The german Telekom as well as Vodafone hopped onto the train as well.

But they basicly do not supply you with cable, but either IP-TV or satelite TV with IP-based encryption. Both use your highspeed internet connection to either fully stream the content or they stream the encryption data while the main chunk of data is supplied via satelite. These systems have the huge advantage of near perfect video-on-demand integration.

The last story is HD TV. Via the (verry commonly used) Astra satelite, only a small number of channels are actually in HD quality. Most of them are SD. A few years ago, the most popular TV channels (which are basicly 3 big TV companys: RTL&Sat1 Group, ProSieben Media Group and the "state TV") bounded and created the HD+ "thing". If you want to get HD versions of their content, you have to get a CI+ module for your CI+ capable TV or reciever, then get an HD+ card (which is something like 60-80€ a year). This allows your system to decrypt the encrypted HD channel data that you get via satelite.

Via all these systems, PayTV has spread a lot, but still it's not a big thing not to have it. We don't have it and we don't miss it.
 
I do believe that DirecTV had a drastic decrease in customer service in recent years. I sold a co-worker on Direct and they told me a lot that about how that company works that sure isn't how it used to be, pity they were great originally.

Be that as it may, it won't change rain out occurrences. The receivers are still the same and the spacecraft are still the same the path is still the same. Even up here in MN at 45 Deg N latitude where we have a poorer squint angle then more southerly latitudes rain outs are few and far between. I'd bank on either the dish being slightly off aim, or branches/foliage in the path (which is REALLY lossy when wet!).

I'm not saying he doesn't have rain fade, everyone of us with a DBS dish will have it from time to time. I'm only saying that if it is excessive it is either due to a poorly setup installation or perhaps the human ability to remember the bad more then the good...
 
About 20 years ago I worked as a rep for a company that provided customer service for DirecTV. We had three office locations - one in Cincinnati and two in Utah. The local office ended up losing the contract with DirecTV because of so many of the CSR's providing such poor service - things such as intentionally hanging up on customers, transferring them back to the number they called on, or to other businesses such as the Psychic Hotline, car dealers, pizza restaurants, etc.
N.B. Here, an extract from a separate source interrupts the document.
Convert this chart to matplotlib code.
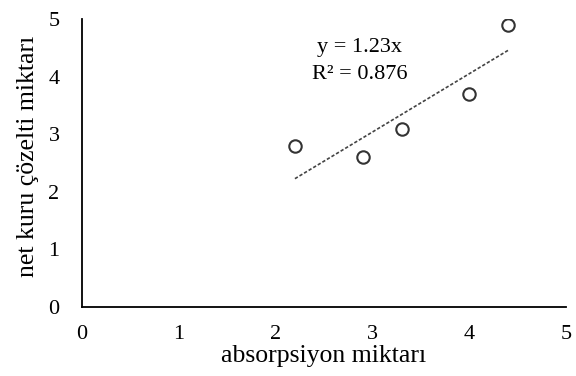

I tried to provide good service, which meant I took longer than the many of the others to complete a call, so my "numbers" weren't as good. Of course they monitored the calls, but the supervisors (mainly females of color) played favorites, so most of the ones that didn't try to help the customer with their issues got away with it. That all came to an end when the DirecTV started getting complaints from frustrated customers to their corporate offices. They started monitoring calls and found very little problems with the Utah locations, so they expanded there to take all the calls. I had left by then, but heard about it from former co-workers.